The key to success is people. “Make people visible and they will make you valuable.” Leaders who help people see their value and understand their value proposition are great. People crave to be valued. Kids crave the attention of their parents. Often, leaders, as they grow in stature, become obnoxious and think it is about them. My style is to show that people are valuable, and I rarely say no to a person who wants to say hi. I know leaders who have earned millions of dollars and are now miserable because they are now on an island by themselves. Make sure to embrace people and embrace the situation, because before you know it, it may be gone. Excellence is not just about what we get, it is about what you do. It is two-fold, both sides of the coin. Titles get you so far; credibility and influence get you a long way.

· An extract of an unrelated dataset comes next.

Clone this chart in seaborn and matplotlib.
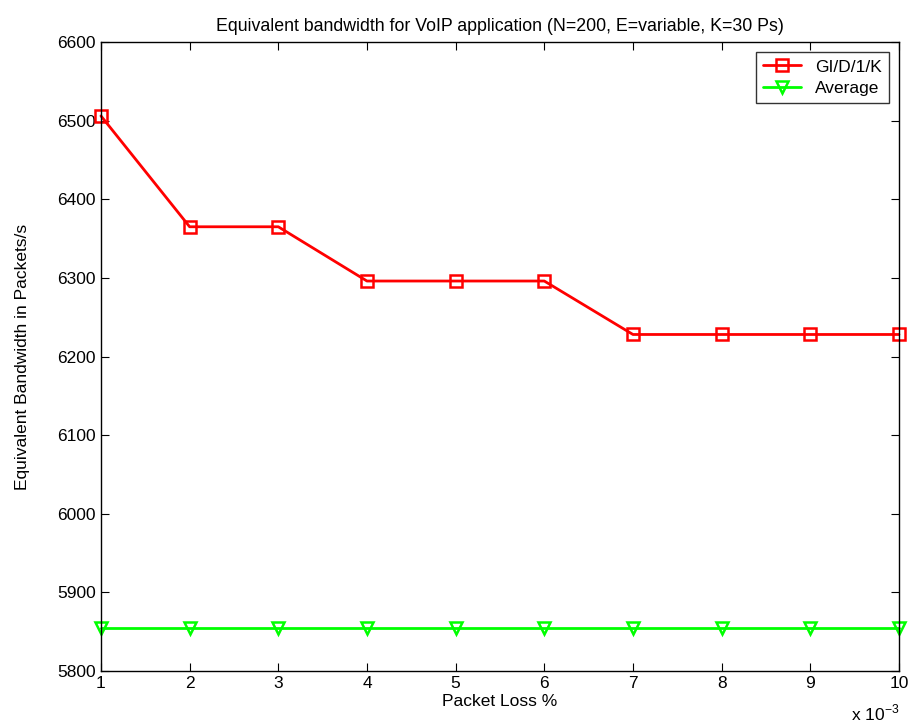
import matplotlib
matplotlib.use("Agg")
import matplotlib.pyplot as plt
from matplotlib.ticker import FuncFormatter
import seaborn as sns
import pandas as pd

packet_loss = [0.001, 0.002, 0.003, 0.004, 0.005, 0.006, 0.007, 0.008, 0.009, 0.010]
gid1k = [6506, 6365, 6365, 6296, 6296, 6296, 6228, 6228, 6228, 6228]
average = [5855, 5855, 5855, 5855, 5855, 5855, 5855, 5855, 5855, 5855]

series = [
    ("GI/D/1/K", gid1k, "#ff0000", "s"),
    ("Average", average, "#00ff00", "v"),
]

sns.set_style("ticks", {"text.color": "black", "axes.labelcolor": "black",
                        "xtick.color": "black", "ytick.color": "black",
                        "axes.edgecolor": "black"})
plt.rcParams['font.family'] = ['Liberation Sans', 'DejaVu Sans']

fig = plt.figure(figsize=(9.12, 7.28), dpi=100)
ax = fig.add_axes([0.1107, 0.0783, 0.875, 0.8640])

for name, vals, col, mk in series:
    df = pd.DataFrame({"loss": packet_loss, "bw": vals})
    sns.lineplot(data=df, x="loss", y="bw", color=col, marker=mk,
                 linewidth=2, markersize=8.5, markerfacecolor="none",
                 markeredgecolor=col, markeredgewidth=1.8, label=name,
                 clip_on=False, ax=ax)

ax.set_xlim(0.001, 0.010)
ax.set_ylim(5800, 6600)
ax.set_xticks(packet_loss)
ax.xaxis.set_major_formatter(FuncFormatter(lambda v, p: f"{v * 1e3:g}"))
ax.set_yticks(range(5800, 6601, 100))
ax.tick_params(direction="in", labelsize=12.5, top=True, right=True, length=6)
for s in ax.spines.values():
    s.set_linewidth(1.0)
    s.set_visible(True)

ax.set_xlabel("Packet Loss %", fontsize=12.5, labelpad=2)
ax.set_ylabel("Equivalent Bandwidth in Packets/s", fontsize=12.5, labelpad=20)
ax.set_title("Equivalent bandwidth for VoIP application (N=200, E=variable, K=30 Ps)",
             fontsize=12.8, pad=8)
ax.text(1.0, -0.05, "x 10$^{\\mathregular{-3}}$", transform=ax.transAxes, fontsize=12.5,
        ha="right", va="top")

leg = ax.legend(title=None, loc="upper right", fontsize=12.5, frameon=True,
                fancybox=False, edgecolor="black", borderaxespad=0.6,
                handlelength=2.2, borderpad=0.4, labelspacing=0.35)
leg.get_frame().set_linewidth(1.0)

fig.savefig("out.png", dpi=100)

Behling: What is the biggest opportunity for Excellence in today’s world?

Taylor: How we go about our business. The model has changed, and yet we keep going into organizations with the same old wrenches. It is almost like “airplane lean.” We fly in, get the book in the airport, read it, and come back in, and it is the “flavor of the month.” We need to become very simple and remain simplistic. As I see it, the greatest opportunity is hoshin at a different level, using a connected business model. Right now, we do these models and they are stuck on someone’s laptop where it is not connected to anyone. Everyone is getting extremely tool focused. I say, “Be hard on the process so you can be easy on the people.” The standard is what you walk by, not what you write down. So, if you are hard on the process, maintaining the standard becomes easy. Since everything is negotiable, a daily management system is important; it is your connected business model. This is the greatest opportunity right now for us.

 

Thank you, David A. Behling and Billy Ray Taylor, for your insightful interview. As always, please stay safe and keep looking out for one another.